### Exercise
Identify every line containing the word "that" and reproduce each one.

### Data supplied
-- Start --

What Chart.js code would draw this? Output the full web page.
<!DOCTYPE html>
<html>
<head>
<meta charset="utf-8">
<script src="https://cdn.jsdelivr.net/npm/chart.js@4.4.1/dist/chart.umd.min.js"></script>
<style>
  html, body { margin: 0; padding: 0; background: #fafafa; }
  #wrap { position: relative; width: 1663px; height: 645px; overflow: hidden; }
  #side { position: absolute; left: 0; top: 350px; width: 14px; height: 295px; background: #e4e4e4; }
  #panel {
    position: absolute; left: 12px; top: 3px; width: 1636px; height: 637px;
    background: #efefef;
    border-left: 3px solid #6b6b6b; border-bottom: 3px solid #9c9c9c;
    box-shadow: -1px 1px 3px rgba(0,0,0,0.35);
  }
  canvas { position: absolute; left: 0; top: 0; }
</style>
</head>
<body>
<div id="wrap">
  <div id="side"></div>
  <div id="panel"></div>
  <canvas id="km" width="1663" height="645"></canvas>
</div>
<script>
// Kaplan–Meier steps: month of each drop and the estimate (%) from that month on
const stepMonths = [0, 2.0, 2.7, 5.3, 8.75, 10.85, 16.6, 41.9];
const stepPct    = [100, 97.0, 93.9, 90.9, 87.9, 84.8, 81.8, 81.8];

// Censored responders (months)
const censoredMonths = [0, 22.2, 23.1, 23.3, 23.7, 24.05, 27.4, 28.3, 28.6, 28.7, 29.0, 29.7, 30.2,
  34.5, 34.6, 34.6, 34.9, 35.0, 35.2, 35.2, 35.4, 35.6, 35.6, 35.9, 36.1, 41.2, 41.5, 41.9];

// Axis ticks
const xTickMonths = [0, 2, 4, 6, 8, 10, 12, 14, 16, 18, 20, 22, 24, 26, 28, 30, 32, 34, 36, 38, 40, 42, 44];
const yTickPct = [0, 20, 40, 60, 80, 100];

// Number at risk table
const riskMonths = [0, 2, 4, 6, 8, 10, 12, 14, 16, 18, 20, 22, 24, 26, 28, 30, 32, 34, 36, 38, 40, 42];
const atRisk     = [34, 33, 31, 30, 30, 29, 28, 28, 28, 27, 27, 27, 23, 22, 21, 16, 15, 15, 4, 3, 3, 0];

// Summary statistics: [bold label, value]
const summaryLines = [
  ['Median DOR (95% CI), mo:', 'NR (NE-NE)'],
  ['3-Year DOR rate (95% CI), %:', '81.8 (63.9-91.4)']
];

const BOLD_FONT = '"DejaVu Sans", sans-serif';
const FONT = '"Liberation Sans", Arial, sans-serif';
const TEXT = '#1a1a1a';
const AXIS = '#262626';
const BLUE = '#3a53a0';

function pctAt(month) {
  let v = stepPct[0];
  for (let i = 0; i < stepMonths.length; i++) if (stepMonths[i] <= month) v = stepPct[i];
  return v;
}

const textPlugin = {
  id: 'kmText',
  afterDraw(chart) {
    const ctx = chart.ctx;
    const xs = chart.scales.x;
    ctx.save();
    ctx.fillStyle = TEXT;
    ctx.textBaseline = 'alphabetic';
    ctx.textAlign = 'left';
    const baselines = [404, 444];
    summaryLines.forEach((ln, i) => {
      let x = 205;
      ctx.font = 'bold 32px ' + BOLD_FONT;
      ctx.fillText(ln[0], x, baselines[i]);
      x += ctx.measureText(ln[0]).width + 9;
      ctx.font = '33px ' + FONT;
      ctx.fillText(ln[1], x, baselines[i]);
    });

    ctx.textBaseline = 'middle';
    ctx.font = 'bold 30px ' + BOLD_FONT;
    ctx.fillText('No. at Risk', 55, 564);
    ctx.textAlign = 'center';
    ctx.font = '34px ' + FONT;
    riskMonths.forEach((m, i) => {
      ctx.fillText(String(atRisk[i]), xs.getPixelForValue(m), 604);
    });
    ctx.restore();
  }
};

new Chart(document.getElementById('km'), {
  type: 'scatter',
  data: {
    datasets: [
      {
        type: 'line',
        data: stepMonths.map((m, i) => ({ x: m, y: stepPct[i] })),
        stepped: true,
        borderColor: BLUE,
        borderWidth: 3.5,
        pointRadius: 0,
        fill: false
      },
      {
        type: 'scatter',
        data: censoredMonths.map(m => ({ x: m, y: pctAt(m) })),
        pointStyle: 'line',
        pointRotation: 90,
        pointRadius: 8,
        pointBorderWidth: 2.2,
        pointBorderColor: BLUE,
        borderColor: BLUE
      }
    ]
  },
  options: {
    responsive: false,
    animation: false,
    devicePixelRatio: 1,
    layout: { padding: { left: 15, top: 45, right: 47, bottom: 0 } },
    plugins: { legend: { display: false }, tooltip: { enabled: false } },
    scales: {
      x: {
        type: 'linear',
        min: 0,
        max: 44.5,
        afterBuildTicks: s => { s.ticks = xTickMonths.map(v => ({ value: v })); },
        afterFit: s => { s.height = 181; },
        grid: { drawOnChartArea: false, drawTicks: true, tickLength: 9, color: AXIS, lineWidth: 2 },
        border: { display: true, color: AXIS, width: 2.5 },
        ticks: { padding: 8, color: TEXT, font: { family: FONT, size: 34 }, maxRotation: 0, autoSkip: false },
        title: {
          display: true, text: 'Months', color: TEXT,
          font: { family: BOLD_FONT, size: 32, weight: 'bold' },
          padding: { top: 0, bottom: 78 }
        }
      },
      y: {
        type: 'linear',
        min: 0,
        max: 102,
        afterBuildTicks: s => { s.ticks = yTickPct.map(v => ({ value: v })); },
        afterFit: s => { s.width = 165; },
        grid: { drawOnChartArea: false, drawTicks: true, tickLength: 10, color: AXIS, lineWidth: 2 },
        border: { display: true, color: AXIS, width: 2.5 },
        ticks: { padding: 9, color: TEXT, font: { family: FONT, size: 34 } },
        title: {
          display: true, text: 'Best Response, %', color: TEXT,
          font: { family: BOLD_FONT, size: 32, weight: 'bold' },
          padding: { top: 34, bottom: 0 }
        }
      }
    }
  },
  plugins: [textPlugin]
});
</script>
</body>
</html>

-- End --
-- Start --

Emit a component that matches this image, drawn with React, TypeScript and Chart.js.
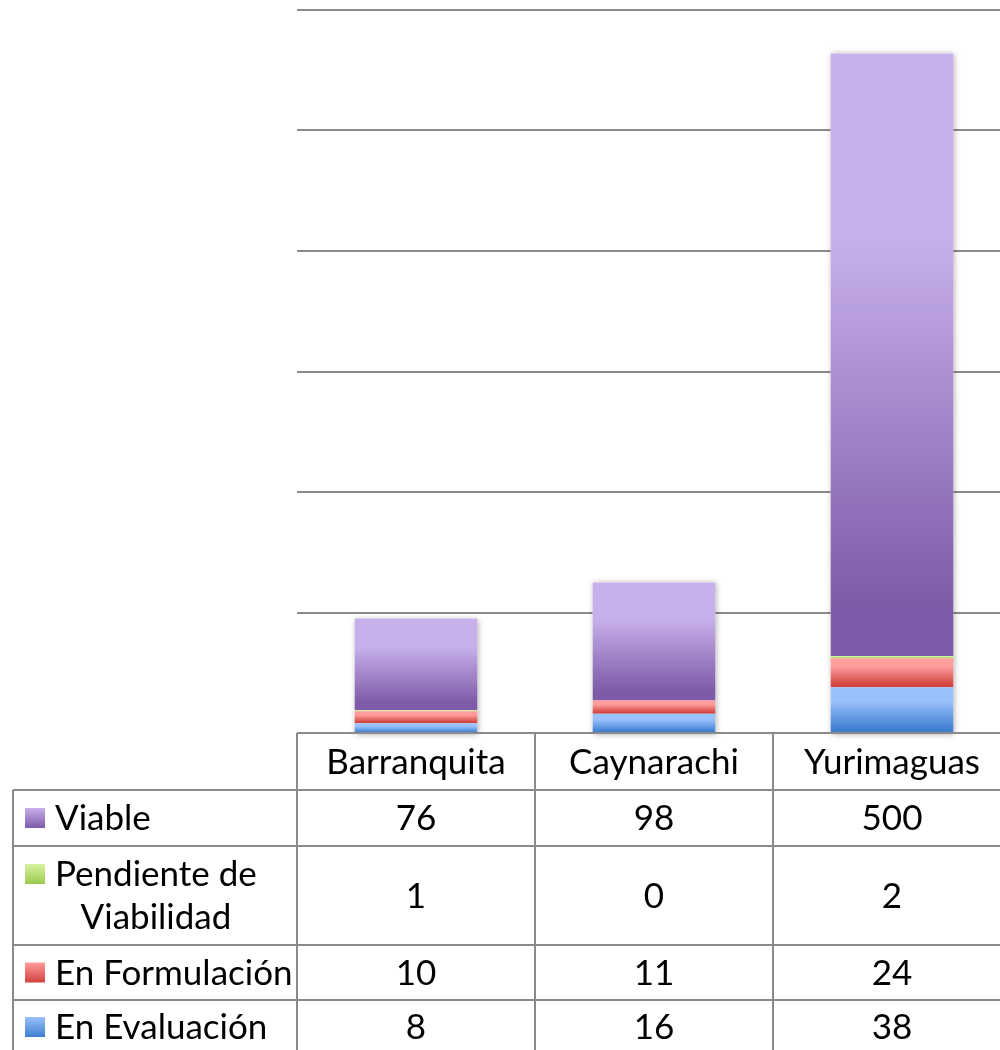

-- End --

### Complete answer
// Kaplan–Meier steps: month of each drop and the estimate (%) from that month on
Emit a component that matches this image, drawn with React, TypeScript and Chart.js.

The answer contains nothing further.